*Requirement:*
Return all lines in the material below that contain "this".

*Entries supplied:*
○ ○ ○ ○ ○ ○ ○
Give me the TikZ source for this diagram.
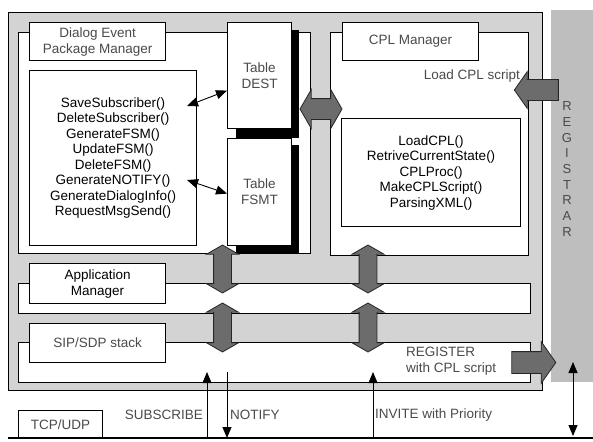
○ ○ ○ ○ ○ ○ ○
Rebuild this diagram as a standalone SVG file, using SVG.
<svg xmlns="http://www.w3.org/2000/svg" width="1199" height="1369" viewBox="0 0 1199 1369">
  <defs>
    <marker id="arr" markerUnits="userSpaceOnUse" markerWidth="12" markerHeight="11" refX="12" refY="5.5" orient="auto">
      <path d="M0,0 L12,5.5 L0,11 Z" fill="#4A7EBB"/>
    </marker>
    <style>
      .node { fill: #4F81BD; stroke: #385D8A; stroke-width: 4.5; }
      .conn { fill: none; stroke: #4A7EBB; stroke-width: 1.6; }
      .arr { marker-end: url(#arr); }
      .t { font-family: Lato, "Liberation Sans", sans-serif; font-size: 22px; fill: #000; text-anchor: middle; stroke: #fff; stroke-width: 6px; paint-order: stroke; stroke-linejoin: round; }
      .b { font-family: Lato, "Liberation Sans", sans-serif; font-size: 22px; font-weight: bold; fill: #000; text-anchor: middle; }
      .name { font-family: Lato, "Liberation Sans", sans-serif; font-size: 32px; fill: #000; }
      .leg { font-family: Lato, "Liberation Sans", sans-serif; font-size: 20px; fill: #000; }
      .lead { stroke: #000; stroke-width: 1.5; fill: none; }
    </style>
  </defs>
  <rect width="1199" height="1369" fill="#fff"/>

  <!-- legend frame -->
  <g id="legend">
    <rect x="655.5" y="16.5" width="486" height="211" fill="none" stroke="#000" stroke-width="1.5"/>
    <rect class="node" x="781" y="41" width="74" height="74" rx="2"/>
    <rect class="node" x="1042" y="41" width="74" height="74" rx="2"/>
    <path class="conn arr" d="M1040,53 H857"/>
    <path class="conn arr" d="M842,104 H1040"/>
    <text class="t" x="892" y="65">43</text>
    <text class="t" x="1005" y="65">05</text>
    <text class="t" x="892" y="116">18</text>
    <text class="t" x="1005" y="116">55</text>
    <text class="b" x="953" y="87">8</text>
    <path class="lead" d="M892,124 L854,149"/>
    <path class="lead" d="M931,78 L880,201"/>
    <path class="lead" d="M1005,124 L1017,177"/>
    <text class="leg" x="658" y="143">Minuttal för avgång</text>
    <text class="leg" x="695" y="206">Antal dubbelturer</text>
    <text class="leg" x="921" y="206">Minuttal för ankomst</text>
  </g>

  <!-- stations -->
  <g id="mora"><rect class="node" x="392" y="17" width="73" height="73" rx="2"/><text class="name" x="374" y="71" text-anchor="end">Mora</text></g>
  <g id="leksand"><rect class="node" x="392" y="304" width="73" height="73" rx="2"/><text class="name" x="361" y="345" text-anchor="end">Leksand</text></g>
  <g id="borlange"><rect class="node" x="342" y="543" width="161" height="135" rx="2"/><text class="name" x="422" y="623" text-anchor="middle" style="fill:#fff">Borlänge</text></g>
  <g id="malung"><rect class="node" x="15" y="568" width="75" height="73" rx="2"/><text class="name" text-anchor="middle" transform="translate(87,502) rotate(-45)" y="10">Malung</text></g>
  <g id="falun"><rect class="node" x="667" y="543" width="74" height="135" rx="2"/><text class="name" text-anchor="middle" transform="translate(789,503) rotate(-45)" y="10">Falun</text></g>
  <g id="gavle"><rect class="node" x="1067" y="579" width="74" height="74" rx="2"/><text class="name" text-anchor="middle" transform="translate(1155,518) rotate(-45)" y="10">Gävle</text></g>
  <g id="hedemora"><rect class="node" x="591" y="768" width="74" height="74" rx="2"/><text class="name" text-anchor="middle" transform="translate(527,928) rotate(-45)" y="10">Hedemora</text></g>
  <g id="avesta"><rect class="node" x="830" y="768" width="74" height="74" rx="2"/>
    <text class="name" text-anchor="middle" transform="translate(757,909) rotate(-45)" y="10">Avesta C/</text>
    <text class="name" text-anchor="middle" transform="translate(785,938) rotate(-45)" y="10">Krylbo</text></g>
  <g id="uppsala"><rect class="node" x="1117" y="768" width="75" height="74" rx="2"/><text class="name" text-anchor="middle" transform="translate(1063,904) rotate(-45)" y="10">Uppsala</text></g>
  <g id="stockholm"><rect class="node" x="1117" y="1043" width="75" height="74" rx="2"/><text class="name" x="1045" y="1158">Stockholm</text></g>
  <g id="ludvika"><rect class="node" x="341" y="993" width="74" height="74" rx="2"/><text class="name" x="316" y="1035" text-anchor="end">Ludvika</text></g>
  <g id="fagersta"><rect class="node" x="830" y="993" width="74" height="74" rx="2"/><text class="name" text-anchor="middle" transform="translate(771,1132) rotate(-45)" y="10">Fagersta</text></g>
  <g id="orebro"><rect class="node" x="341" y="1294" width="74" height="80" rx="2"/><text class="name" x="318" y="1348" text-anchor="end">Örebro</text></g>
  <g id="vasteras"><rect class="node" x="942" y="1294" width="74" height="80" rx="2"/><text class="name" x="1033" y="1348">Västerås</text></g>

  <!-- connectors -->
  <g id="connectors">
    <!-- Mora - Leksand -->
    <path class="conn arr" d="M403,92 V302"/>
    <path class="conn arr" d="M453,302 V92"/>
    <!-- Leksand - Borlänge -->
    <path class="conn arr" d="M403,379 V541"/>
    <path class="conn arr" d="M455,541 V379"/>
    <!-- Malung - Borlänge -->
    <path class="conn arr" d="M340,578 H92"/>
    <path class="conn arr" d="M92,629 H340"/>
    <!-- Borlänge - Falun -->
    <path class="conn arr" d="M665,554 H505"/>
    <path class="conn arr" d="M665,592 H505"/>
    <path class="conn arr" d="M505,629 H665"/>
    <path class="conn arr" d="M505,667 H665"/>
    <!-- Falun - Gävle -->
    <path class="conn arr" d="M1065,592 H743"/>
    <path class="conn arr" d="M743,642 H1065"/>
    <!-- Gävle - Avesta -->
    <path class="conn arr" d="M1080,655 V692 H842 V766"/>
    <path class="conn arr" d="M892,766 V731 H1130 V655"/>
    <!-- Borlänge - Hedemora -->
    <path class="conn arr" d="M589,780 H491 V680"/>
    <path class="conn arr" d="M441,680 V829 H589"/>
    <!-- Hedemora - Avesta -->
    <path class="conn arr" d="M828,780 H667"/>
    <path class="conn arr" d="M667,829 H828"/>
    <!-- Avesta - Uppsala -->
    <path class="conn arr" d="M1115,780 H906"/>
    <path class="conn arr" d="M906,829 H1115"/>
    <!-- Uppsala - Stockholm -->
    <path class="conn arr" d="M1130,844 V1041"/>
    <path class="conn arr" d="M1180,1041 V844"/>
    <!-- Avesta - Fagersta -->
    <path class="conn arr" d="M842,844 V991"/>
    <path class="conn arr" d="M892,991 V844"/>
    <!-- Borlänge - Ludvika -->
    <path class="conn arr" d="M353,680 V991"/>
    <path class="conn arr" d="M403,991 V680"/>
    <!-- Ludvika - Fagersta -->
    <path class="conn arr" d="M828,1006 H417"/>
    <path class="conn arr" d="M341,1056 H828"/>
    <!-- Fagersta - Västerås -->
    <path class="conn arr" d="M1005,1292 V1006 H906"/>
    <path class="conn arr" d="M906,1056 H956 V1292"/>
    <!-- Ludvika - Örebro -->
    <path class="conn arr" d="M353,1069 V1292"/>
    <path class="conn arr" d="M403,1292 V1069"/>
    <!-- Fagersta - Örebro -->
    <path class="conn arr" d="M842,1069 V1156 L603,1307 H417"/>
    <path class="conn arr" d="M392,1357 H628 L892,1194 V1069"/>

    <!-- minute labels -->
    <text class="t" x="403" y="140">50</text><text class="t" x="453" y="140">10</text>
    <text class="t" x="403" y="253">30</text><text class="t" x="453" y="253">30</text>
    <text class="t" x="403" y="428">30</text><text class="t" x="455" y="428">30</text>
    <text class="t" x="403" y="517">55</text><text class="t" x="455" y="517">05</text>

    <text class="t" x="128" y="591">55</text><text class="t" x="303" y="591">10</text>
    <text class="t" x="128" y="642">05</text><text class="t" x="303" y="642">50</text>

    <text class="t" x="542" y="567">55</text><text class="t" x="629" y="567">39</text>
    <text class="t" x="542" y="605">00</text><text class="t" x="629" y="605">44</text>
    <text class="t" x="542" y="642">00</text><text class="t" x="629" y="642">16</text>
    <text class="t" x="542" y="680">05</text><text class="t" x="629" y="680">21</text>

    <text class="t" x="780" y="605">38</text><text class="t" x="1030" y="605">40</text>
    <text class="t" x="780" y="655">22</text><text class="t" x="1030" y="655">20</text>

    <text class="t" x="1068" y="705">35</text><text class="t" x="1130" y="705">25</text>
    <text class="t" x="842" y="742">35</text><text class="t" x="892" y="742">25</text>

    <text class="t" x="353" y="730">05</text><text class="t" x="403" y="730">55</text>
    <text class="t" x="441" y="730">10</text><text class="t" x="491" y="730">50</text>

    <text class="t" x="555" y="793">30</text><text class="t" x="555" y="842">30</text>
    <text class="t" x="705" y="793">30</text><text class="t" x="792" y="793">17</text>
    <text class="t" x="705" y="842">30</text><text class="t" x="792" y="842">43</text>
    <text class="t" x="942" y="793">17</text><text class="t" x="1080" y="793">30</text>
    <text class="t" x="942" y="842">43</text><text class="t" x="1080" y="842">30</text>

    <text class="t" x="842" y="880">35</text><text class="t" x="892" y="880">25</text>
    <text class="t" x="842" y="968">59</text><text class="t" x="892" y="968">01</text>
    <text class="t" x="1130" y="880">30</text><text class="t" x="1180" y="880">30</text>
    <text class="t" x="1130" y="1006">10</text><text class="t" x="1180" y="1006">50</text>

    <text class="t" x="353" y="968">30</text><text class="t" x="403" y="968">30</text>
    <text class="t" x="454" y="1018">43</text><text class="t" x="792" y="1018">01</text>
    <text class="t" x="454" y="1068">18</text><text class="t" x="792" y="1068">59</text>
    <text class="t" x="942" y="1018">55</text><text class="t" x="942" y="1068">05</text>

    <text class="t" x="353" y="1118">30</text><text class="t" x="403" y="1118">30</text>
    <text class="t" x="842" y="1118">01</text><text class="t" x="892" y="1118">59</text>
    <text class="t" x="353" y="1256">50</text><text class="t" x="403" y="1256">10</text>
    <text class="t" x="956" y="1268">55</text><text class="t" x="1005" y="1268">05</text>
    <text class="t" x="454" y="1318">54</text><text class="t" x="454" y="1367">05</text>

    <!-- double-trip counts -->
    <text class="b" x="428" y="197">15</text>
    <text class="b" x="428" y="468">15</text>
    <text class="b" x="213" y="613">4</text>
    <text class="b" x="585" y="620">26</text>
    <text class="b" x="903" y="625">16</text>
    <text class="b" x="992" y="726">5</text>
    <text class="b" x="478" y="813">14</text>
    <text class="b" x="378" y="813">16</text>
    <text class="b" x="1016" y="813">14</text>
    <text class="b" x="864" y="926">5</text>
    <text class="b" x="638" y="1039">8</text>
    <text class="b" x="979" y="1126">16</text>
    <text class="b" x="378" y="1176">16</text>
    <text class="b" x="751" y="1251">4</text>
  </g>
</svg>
○ ○ ○ ○ ○ ○ ○
*Answer to the task:*
Give me the TikZ source for this diagram.
Rebuild this diagram as a standalone SVG file, using SVG.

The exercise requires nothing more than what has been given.